Pero si alguien destacaba por sus dotes para la política era Mesalina, su segunda esposa. Como bien afirma Alejandra Vallejo Nájera, de Mesalina se han escrito muchas falacias machistas que no vale ni siquiera repetir aquí; lo importante de su trayectoria es que se movía hábilmente detrás del poder (en el Senado, en la economía, en la milicia), y tenía gran influencia en la política imperial gracias a la influencia que ejercía sobre Claudio. Los historiadores dan cuenta de cómo éste se comportaba como adolescente enamorado frente a su joven esposa, llegando, incluso, a recitarle poesías públicamente y a dedicarle la construcción de pequeñas estatuas.

Quizás el único error de la política Mesalina fue que, no conforme con su influencia, poder y enriquecimiento, le encantaba hacer gala de su poder.
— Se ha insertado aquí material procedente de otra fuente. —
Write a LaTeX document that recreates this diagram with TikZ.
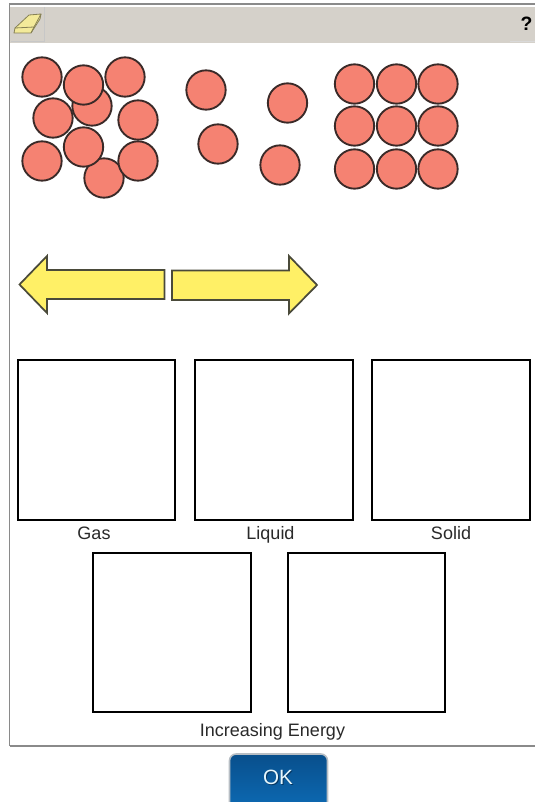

En las apariciones públicas le gustaba ponerse detrás de Claudio, pero por delante de generales condecorados. Además, el emperador le permitía desfilar en una carroza que únicamente podían usar las vestales, algo impensable en otra época. Lo mismo pasaba con sus alianzas, tanto políticas como afectivas, a las que presumía y luego desechaba alegremente. Con todo esto, cosechó muchos enemigos y trastocó un orden político en el que guardar las apariencias públicas era muy importante.

Fueron estos desplantes los que la condenaron, pues, después de un error de cálculo al tratar de traicionar a Claudio para derrocarlo, no tuvo aliados suficientes que la respaldaran y terminó siendo asesinada y enterrada sin pena ni gloria, dejando un heredero al trono, Británico.

Luego del duelo de la traición, Claudio pidió que se derribaran todas las estatuas y lienzos que hacían referencia a su exesposa, y tiempo después se casó nuevamente con una joven, Agripina, quien tenía un hijo. Finalmente murió envenenado, no sin antes quitarle la sucesión a Británico y dársela al hijo de Agripina: Nerón.

Después de eso, la historiografía olvidó las aportaciones de Claudio al Imperio  y lo encasilló como el sucesor que nadie esperaba, a quien le gustaba casarse con mujeres a las que les doblaba la edad y que, como decía su madre Antonia la Menor, era débil y muy tonto.

Y todo por la publicitación desmedida de los afectos y del poder.